__Aim__.
Repeat the material exactly from its first line to the line that includes "y_ticks = [0, 5, 10, 15, 20, 25]". Skip pictures.

━━━━━━━━━━━━━━━━━━━━

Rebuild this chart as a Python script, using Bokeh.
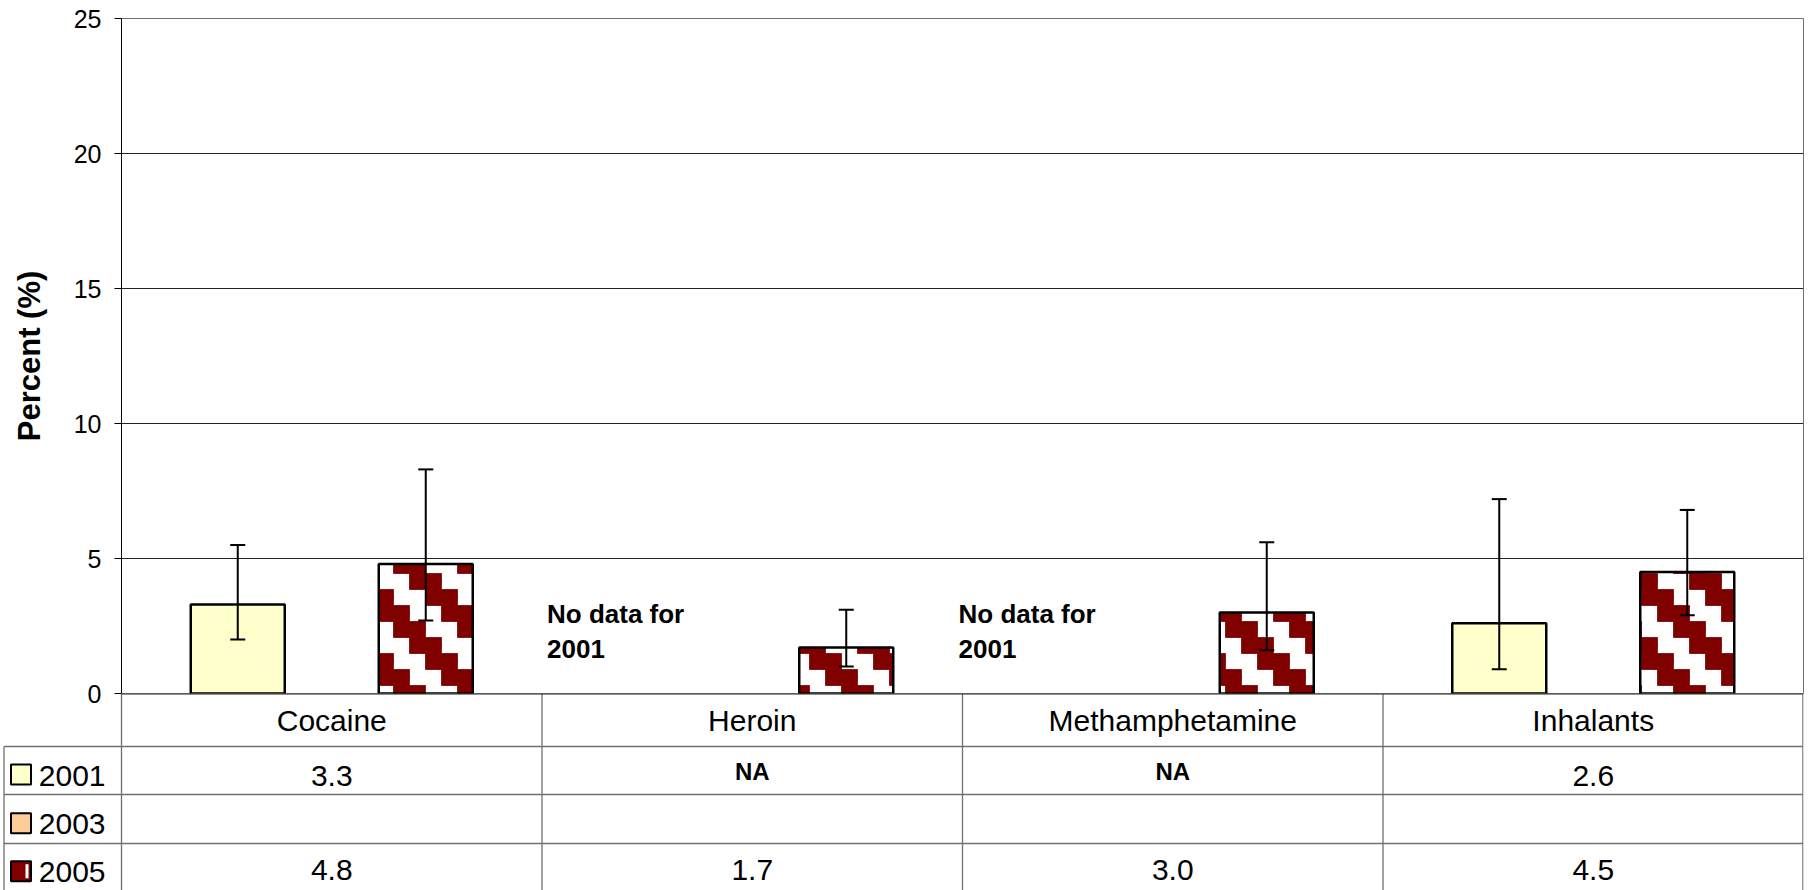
import math

from bokeh.plotting import figure
from bokeh.models import ColumnDataSource, FactorRange, Range1d, FixedTicker, Whisker, TeeHead
from bokeh.transform import dodge
from bokeh.layouts import column
from bokeh.core.properties import value
from bokeh.embed import file_html
from bokeh.resources import INLINE

# ---------------- data ----------------
categories = ["Cocaine", "Heroin", "Methamphetamine", "Inhalants"]
years = ["2001", "2003", "2005"]
pct_2001 = [3.3, None, None, 2.6]
pct_2003 = [None, None, None, None]
pct_2005 = [4.8, 1.7, 3.0, 4.5]
lower_2001 = [2.0, None, None, 0.9]
upper_2001 = [5.5, None, None, 7.2]
lower_2005 = [2.7, 1.0, 1.6, 2.9]
upper_2005 = [8.3, 3.1, 5.6, 6.8]
no_data_categories = ["Heroin", "Methamphetamine"]
no_data_year = "2001"
y_ticks = [0, 5, 10, 15, 20, 25]

# ---------------- style / layout ----------------
FONT = "Liberation Sans"
year_colors = ["#FFFFCC", "#FFCC99", "#800000"]
HATCH_COLOR = "#800000"
GRID_COLOR = "#222222"
TABLE_LINE = "#707070"
W = 1811
ZERO_Y = 693           # page y of the zero line
BELOW = 14             # room under the chart frame for the "0" tick label
CHART_H = ZERO_Y + BELOW
TABLE_H = 890 - ZERO_Y
LEFT = 121
RIGHT = 8
TOP = 18
PX_PER_UNIT = (ZERO_Y - TOP) / 25.0
CAT_PX = (W - LEFT - RIGHT) / len(categories)
BAR_PX = 94
BAR_W = BAR_PX / CAT_PX
SERIES_OFF = 94 / CAT_PX
TEXT_DY = 9.0   # compensation for renderer baseline placement (px)
# stepped-diagonal fill pattern of the 2005 series (page-anchored 16px cells)
CELL = 16
PAT_X0 = 9
PAT_Y0 = 573

p = figure(width=W, height=CHART_H, x_range=FactorRange(*categories, range_padding=0),
           y_range=Range1d(0, 25), x_axis_location=None,
           min_border_left=LEFT, min_border_right=RIGHT, min_border_top=TOP, min_border_bottom=BELOW,
           toolbar_location=None, output_backend="svg", outline_line_color=TABLE_LINE,
           frame_align=False)
p.xgrid.grid_line_color = None
p.ygrid.ticker = FixedTicker(ticks=y_ticks)
p.ygrid.grid_line_color = GRID_COLOR
p.ygrid.grid_line_width = 1
ax = p.yaxis[0]
ax.ticker = FixedTicker(ticks=y_ticks)
ax.minor_tick_line_color = None
ax.major_tick_in = 0
ax.major_tick_out = 7
ax.major_tick_line_color = "black"
ax.axis_line_color = "black"
ax.major_label_text_font = FONT
ax.major_label_text_font_size = "25px"
ax.major_label_text_color = "black"
ax.major_label_standoff = 13
ax.axis_label = "Percent (%)"
ax.axis_label_text_font = FONT
ax.axis_label_text_font_style = "bold"
ax.axis_label_text_font_size = "31px"
ax.axis_label_text_color = "black"
ax.axis_label_standoff = 24


def keep(cats, vals, lo, hi):
    d = dict(cat=[], v=[], lo=[], hi=[])
    for c, v, l, h in zip(cats, vals, lo, hi):
        if v is not None:
            d["cat"].append(c); d["v"].append(v); d["lo"].append(l); d["hi"].append(h)
    return ColumnDataSource(d)


src01 = keep(categories, pct_2001, lower_2001, upper_2001)
src05 = keep(categories, pct_2005, lower_2005, upper_2005)


def stair_cells(vals, off):
    """Dark runs of the stepped diagonal fill, clipped to each bar (synthetic x, data y)."""
    d = dict(left=[], right=[], top=[], bottom=[])
    for ci, v in enumerate(vals):
        if v is None:
            continue
        cx = LEFT + (ci + 0.5 + off) * CAT_PX
        x0, x1 = cx - BAR_PX / 2, cx + BAR_PX / 2
        y0, y1 = ZERO_Y - v * PX_PER_UNIT, ZERO_Y
        for r in range(math.floor((y0 - PAT_Y0) / CELL), math.floor((y1 - PAT_Y0) / CELL) + 1):
            cy0 = max(PAT_Y0 + CELL * r, y0)
            cy1 = min(PAT_Y0 + CELL * (r + 1), y1)
            if cy1 <= cy0:
                continue
            runs = []
            for c in range(math.floor((x0 - PAT_X0) / CELL), math.floor((x1 - PAT_X0) / CELL) + 1):
                if (c - r) % 4 not in (1, 2):
                    continue
                cx0 = max(PAT_X0 + CELL * c, x0)
                cx1 = min(PAT_X0 + CELL * (c + 1), x1)
                if cx1 <= cx0:
                    continue
                if runs and abs(runs[-1][1] - cx0) < 1e-9:
                    runs[-1][1] = cx1
                else:
                    runs.append([cx0, cx1])
            for a, b in runs:
                d["left"].append((a - LEFT) / CAT_PX)
                d["right"].append((b - LEFT) / CAT_PX)
                d["top"].append((ZERO_Y - cy0) / PX_PER_UNIT)
                d["bottom"].append((ZERO_Y - cy1) / PX_PER_UNIT)
    return ColumnDataSource(d)


p.vbar(x=dodge("cat", -SERIES_OFF, range=p.x_range), top="v", width=BAR_W, bottom=0,
       source=src01, fill_color=year_colors[0], line_color="black", line_width=2.5)
p.vbar(x=dodge("cat", SERIES_OFF, range=p.x_range), top="v", width=BAR_W, bottom=0,
       source=src05, fill_color="white", line_color=None)
p.quad(left="left", right="right", top="top", bottom="bottom", source=stair_cells(pct_2005, SERIES_OFF),
       fill_color=HATCH_COLOR, line_color=HATCH_COLOR, line_width=0.8)
p.vbar(x=dodge("cat", SERIES_OFF, range=p.x_range), top="v", width=BAR_W, bottom=0,
       source=src05, fill_color=None, line_color="black", line_width=2.5)

for src, off in ((src01, -SERIES_OFF), (src05, SERIES_OFF)):
    w = Whisker(source=src, base=dodge("cat", off, range=p.x_range), upper="hi", lower="lo",
                dimension="height", line_color="black", line_width=2, level="overlay",
                upper_head=TeeHead(size=15, line_width=2, line_color="black"),
                lower_head=TeeHead(size=15, line_width=2, line_color="black"))
    p.add_layout(w)

note_dx_px = [5, -4]
note_line1_y = (ZERO_Y - 622.3 + TEXT_DY) / PX_PER_UNIT
note_line2_y = (ZERO_Y - 657.3 + TEXT_DY) / PX_PER_UNIT
for cat, dx in zip(no_data_categories, note_dx_px):
    s = ColumnDataSource(dict(cat=[cat, cat], y=[note_line1_y, note_line2_y],
                              t=["No data for", no_data_year]))
    p.text(x=dodge("cat", -0.5 + dx / CAT_PX, range=p.x_range), y="y", text="t", source=s,
           text_font=value(FONT), text_font_style="bold", text_font_size="26px",
           text_color="black", text_align="left", text_baseline="alphabetic")

# ---------------- data table below (overlaps the chart's bottom border) ----------------
# table y units: pixels below the zero line
t = figure(width=W, height=TABLE_H, x_range=Range1d(-LEFT / CAT_PX, len(categories)),
           y_range=Range1d(TABLE_H, 0), x_axis_type=None, y_axis_type=None,
           min_border_left=0, min_border_right=RIGHT, min_border_top=0, min_border_bottom=0,
           toolbar_location=None, output_backend="svg", outline_line_color=None,
           background_fill_color=None, border_fill_color=None,
           frame_align=False, styles={"margin-top": f"-{BELOW}px"})

row_lines = [53, 101, 150]
left_edge = (3.5 - LEFT) / CAT_PX
right_edge = len(categories) - 0.6 / CAT_PX
vx = list(range(len(categories))) + [right_edge]
t.segment(x0=vx, y0=[0] * len(vx), x1=vx, y1=[TABLE_H + 2] * len(vx), line_color=TABLE_LINE, line_width=1.3)
t.segment(x0=[left_edge], y0=[row_lines[0]], x1=[left_edge], y1=[TABLE_H + 2], line_color=TABLE_LINE, line_width=1.3)
t.segment(x0=[left_edge] * 3, y0=row_lines, x1=[right_edge] * 3, y1=row_lines, line_color=TABLE_LINE, line_width=1.3)
t.segment(x0=[0], y0=[0.5], x1=[right_edge], y1=[0.5], line_color=GRID_COLOR, line_width=1)

centers = [i + 0.5 for i in range(len(categories))]
t.text(x=centers, y=[36.3 - TEXT_DY] * 4, text=categories, text_font=value(FONT), text_font_size="30px",
       text_color="black", text_align="center", text_baseline="alphabetic")

row_baselines = [91.3, 139.7, 185.3]
na_baseline_shift = -4.3
for vals, base in zip([pct_2001, pct_2003, pct_2005], row_baselines):
    xs, ts, xn = [], [], []
    for c, v in zip(centers, vals):
        if v is not None:
            xs.append(c); ts.append(f"{v:.1f}")
        elif vals is not pct_2003:
            xn.append(c)
    if xs:
        t.text(x=xs, y=[base - TEXT_DY] * len(xs), text=ts, text_font=value(FONT), text_font_size="30px",
               text_color="black", text_align="center", text_baseline="alphabetic")
    if xn:
        t.text(x=xn, y=[base + na_baseline_shift - TEXT_DY] * len(xn), text=["NA"] * len(xn),
               text_font=value(FONT), text_font_style="bold", text_font_size="24px",
               text_color="black", text_align="center", text_baseline="alphabetic")

# legend keys in the left column
key_px = 20
key_x = (20.5 - LEFT) / CAT_PX
text_x = (38.3 - LEFT) / CAT_PX
legend_baselines = [91.3, 139.7, 187.7]
key_centers = [81, 129.7, 177.7]
t.rect(x=[key_x] * 3, y=key_centers, width=key_px / CAT_PX, height=key_px,
       fill_color=year_colors, line_color="black", line_width=2)
t.rect(x=[key_x + 6 / CAT_PX], y=[key_centers[2]], width=3 / CAT_PX, height=key_px - 6,
       fill_color="white", line_color=None)
t.text(x=[text_x] * 3, y=[b - TEXT_DY for b in legend_baselines], text=years, text_font=value(FONT),
       text_font_size="30px", text_color="black", text_align="left", text_baseline="alphabetic")

layout = column(p, t, spacing=0)
open("out.html", "w").write(file_html(layout, INLINE))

━━━━━━━━━━━━━━━━━━━━

__Solution to this exercise__.
Rebuild this chart as a Python script, using Bokeh.
import math

from bokeh.plotting import figure
from bokeh.models import ColumnDataSource, FactorRange, Range1d, FixedTicker, Whisker, TeeHead
from bokeh.transform import dodge
from bokeh.layouts import column
from bokeh.core.properties import value
from bokeh.embed import file_html
from bokeh.resources import INLINE

# ---------------- data ----------------
categories = ["Cocaine", "Heroin", "Methamphetamine", "Inhalants"]
years = ["2001", "2003", "2005"]
pct_2001 = [3.3, None, None, 2.6]
pct_2003 = [None, None, None, None]
pct_2005 = [4.8, 1.7, 3.0, 4.5]
lower_2001 = [2.0, None, None, 0.9]
upper_2001 = [5.5, None, None, 7.2]
lower_2005 = [2.7, 1.0, 1.6, 2.9]
upper_2005 = [8.3, 3.1, 5.6, 6.8]
no_data_categories = ["Heroin", "Methamphetamine"]
no_data_year = "2001"
y_ticks = [0, 5, 10, 15, 20, 25]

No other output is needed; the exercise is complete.